While technology advancements in areas like machine learning and robotics are major factors enabling wider-spread applications of automation, the same advancements are also fueling a revolution in human augmentation. An explosion of artificial intelligence and augmented reality (AR) technologies is shedding light on the future capabilities of augmented humans. While automation will take over high-volume, repetitive tasks where the high cost of infrastructure can be more easily recuperated over time, lower-volume tasks, especially those requiring more flexibility and adaptation, will be better-served by augmented workers than complete automation.
AR means the real-time use of information, delivered to the user via graphics, audio, text, and other methods, to augment human senses, knowledge, capabilities, and experiences. At a high level, it represents contextual computing and the future of human-machine interfaces.
Most people think of head-mounted displays (HMDs) when AR is mentioned, Google Glass being the early example. While HMDs will be a common way to deliver AR (as they are coupled with the user’s changing field of view and are hands-free), not all use cases lend themselves to HMDs. For the lowest-cost and least-immersive AR experiences, mobile phones and tablets are proving to be a powerful platform. Apple recently incorporated ARKit into iOS 11, enabling developers to use the onboard camera, inertial sensors, and display to deliver AR experiences through app development alone. For experiences requiring custom sensing or alternative display experiences, non-HMD applications are more appropriate, such as heads-up displays in automobiles and infrared or chemical sensing for industrial workers.

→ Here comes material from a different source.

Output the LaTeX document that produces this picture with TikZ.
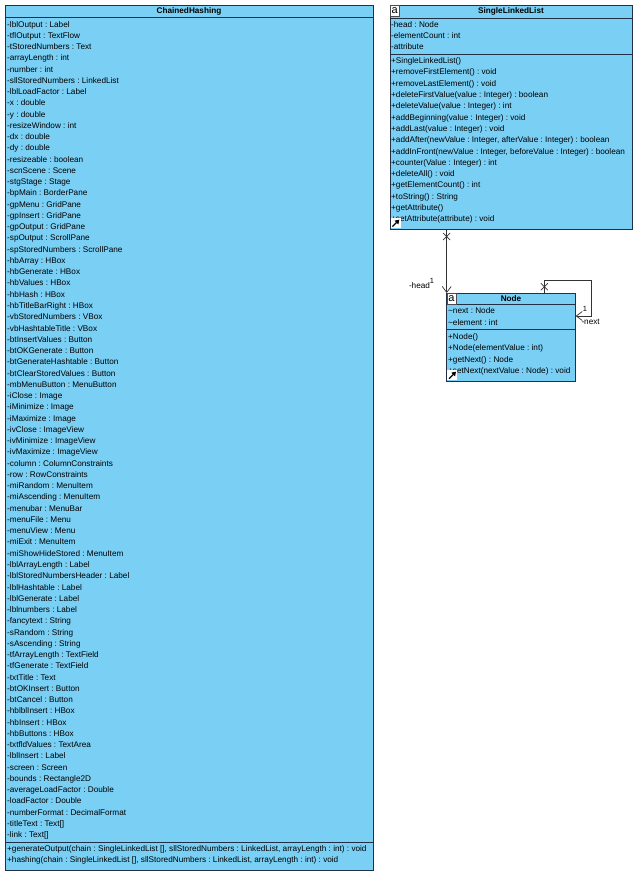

It makes the most sense to replace jobs with automation when those jobs involve highly repetitive tasks—especially those which don’t require complex perception, manipulation, creativity, or social intelligence. Whether it’s repetitive assembly, scanning barcodes, or sorting packages, automation pencils out when a system can perform a predictable task over and over again. This enables engineers to implement relatively simple algorithms, robotics, and fixtures while avoiding higher-level artificial intelligence and robotic flexibility.
But many jobs and tasks aren’t so repetitive. For example, an auto mechanic must perform hundreds of procedures on different models and different areas of cars using many different tools. Developing sophisticated-enough artificial intelligence and flexible-enough articulation and actuation to fully take over such tasks from humans would be a very significant undertaking. Given this, we will see a proliferation of AR systems (HMDs, non-HMDs, and mobile devices) which augment workers with the contextual information necessary to perform and check tasks as the worker performs them. The auto mechanic (or physician, for that matter), will benefit from sensors feeding machine learning algorithms with respect to diagnosis as well as checks for accuracy and completeness during procedures, but will not lose their job to automation any time soon.
AR promises a method to train and assist workers in a way that will remain economically favorable for certain tasks and industries for a while to come despite continued advancements in machine learning and robotic automation. Workers displaced by automation will add additional economic incentive for employers to retrain people through AR in a way that wasn’t possible during previous periods of job loss due to technical innovation. At Synapse, we’re investing in our machine learning, sensing, and robotics capabilities to support both automation and AR in this rapidly changing landscape.